** start **
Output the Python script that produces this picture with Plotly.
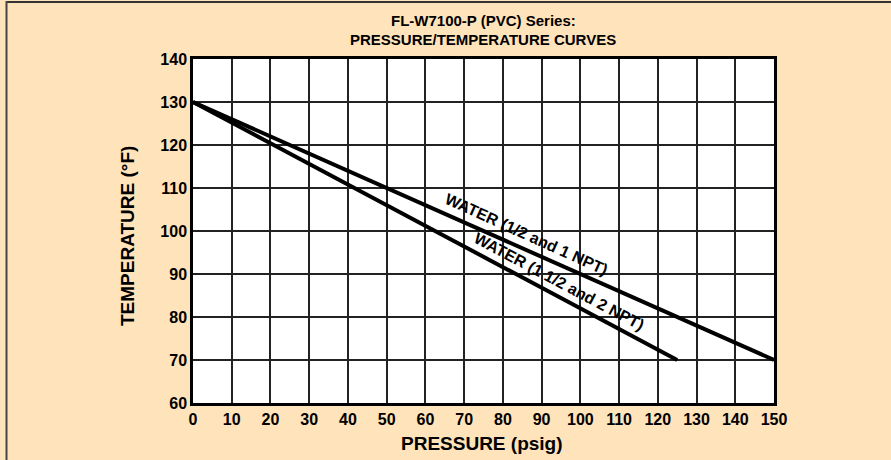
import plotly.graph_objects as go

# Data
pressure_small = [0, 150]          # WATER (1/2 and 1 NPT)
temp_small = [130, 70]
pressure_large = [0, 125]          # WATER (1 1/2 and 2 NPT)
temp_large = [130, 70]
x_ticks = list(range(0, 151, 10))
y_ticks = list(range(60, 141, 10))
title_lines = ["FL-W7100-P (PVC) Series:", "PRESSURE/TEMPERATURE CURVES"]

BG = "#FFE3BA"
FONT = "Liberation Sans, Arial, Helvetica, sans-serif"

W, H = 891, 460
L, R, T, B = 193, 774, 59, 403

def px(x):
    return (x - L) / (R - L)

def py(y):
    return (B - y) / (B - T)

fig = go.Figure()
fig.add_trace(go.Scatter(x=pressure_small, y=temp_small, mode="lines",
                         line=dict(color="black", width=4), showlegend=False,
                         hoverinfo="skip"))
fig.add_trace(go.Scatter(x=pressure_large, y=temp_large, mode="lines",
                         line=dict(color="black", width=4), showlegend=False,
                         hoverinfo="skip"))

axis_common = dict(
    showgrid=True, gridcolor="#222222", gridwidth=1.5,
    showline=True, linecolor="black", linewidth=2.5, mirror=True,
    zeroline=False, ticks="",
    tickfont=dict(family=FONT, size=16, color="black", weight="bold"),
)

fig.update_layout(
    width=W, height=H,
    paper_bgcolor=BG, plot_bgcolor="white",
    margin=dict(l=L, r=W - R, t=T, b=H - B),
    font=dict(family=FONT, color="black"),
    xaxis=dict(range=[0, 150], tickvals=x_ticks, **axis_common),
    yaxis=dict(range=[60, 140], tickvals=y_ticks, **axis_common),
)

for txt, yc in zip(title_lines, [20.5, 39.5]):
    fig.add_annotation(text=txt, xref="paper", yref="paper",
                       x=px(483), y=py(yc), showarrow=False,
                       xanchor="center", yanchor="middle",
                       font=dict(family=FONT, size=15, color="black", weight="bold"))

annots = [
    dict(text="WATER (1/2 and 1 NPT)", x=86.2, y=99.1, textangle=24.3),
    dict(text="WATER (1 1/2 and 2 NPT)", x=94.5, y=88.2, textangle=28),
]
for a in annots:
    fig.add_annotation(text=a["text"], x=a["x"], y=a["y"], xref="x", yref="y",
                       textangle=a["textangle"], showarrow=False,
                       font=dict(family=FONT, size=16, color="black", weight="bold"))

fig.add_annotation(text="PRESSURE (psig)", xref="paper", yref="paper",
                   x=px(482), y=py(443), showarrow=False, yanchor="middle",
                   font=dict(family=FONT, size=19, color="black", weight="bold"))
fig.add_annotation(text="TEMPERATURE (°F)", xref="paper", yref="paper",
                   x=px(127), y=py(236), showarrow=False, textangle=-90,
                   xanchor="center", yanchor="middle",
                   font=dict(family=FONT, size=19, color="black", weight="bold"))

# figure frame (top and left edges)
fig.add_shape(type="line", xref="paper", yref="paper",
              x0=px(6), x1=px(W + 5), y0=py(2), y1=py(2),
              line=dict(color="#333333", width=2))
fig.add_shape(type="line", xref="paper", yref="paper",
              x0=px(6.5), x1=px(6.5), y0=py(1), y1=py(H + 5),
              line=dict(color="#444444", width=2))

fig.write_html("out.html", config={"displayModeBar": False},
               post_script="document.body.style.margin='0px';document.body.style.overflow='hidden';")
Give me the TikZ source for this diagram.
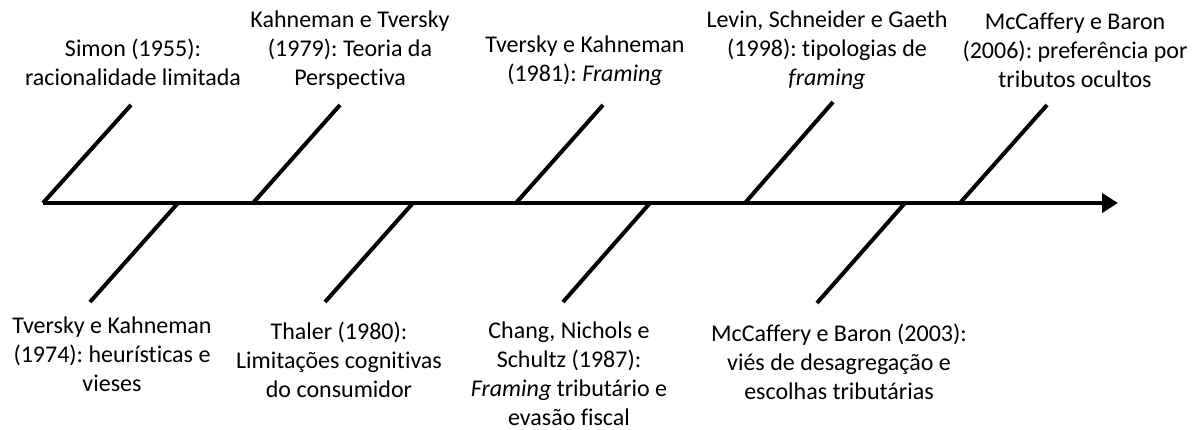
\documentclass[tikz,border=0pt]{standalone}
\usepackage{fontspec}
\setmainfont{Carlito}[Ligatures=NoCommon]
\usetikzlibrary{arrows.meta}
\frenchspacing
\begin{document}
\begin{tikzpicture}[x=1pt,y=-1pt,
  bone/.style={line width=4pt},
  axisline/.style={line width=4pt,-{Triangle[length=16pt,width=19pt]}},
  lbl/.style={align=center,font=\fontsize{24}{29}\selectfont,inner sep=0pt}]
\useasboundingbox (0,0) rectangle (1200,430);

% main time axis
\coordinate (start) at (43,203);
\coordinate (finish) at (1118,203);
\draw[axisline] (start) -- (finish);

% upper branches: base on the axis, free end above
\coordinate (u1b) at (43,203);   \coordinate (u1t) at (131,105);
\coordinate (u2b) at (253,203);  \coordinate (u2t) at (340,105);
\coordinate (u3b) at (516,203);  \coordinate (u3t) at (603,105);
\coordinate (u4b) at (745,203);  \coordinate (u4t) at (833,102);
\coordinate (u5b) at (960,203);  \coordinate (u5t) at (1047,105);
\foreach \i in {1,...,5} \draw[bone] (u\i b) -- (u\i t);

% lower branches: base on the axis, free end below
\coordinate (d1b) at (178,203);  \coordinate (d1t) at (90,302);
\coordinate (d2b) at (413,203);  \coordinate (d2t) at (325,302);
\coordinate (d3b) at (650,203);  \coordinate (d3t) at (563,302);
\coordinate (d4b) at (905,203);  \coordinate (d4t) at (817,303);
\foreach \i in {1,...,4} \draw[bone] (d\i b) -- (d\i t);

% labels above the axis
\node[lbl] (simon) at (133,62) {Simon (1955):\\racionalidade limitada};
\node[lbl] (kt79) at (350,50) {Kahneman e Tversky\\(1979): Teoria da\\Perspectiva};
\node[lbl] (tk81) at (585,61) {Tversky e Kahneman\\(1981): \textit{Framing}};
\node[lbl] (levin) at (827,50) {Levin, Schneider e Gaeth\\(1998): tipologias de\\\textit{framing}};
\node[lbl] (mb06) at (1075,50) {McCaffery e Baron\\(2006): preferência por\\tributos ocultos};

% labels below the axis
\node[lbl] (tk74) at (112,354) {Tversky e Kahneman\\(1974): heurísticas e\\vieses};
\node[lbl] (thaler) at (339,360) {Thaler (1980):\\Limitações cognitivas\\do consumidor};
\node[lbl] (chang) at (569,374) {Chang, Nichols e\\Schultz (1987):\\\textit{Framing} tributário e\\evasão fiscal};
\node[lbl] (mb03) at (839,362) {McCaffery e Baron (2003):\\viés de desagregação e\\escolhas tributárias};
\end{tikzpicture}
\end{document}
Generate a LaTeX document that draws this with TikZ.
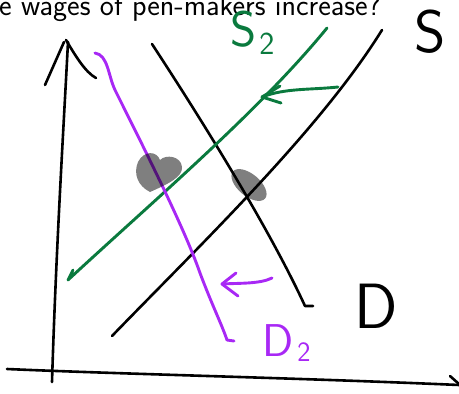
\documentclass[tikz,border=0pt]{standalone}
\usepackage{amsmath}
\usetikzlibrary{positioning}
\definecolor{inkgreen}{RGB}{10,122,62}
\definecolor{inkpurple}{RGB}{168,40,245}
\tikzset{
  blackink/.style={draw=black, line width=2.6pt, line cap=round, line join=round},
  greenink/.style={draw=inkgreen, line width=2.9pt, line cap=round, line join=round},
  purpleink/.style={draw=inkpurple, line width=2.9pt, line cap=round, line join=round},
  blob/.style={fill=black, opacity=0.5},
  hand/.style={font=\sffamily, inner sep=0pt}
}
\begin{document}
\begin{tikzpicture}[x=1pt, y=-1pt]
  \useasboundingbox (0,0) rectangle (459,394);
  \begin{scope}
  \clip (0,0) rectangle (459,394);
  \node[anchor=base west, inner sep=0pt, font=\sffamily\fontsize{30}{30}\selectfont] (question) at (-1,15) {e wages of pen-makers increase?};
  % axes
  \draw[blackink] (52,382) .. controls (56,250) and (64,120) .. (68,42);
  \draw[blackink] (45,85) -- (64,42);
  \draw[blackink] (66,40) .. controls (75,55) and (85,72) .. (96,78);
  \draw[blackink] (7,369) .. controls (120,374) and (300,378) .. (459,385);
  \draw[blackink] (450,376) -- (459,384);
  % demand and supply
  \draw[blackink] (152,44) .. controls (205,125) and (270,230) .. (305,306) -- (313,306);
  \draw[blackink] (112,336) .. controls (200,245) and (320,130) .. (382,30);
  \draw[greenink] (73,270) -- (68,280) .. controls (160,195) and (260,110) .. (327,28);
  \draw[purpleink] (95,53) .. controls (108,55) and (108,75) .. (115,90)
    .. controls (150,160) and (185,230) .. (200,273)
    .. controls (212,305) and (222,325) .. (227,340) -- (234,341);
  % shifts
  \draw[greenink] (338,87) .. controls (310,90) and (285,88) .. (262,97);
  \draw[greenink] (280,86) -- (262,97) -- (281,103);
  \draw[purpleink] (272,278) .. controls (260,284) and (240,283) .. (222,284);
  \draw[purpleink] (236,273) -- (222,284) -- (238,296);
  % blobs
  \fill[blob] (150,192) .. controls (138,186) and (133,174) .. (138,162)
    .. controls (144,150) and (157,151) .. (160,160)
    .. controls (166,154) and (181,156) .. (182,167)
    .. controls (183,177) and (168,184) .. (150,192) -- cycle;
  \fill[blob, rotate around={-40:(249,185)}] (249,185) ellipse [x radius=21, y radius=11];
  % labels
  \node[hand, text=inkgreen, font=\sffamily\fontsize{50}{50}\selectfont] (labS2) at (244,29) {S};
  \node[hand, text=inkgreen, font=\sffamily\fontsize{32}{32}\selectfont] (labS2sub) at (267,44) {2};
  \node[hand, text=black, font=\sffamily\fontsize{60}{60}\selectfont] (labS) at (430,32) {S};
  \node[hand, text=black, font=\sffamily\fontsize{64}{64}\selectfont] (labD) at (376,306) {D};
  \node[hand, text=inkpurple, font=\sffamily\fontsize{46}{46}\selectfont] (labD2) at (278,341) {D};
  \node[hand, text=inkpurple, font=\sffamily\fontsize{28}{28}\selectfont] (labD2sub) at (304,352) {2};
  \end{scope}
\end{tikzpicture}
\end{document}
** end **
### Task statement
Begin at the first line of the records and please reproduce every line exactly through the one containing "import plotly.graph_objects as go", leaving all pictures out.

### Result of the exercise
Output the Python script that produces this picture with Plotly.
import plotly.graph_objects as go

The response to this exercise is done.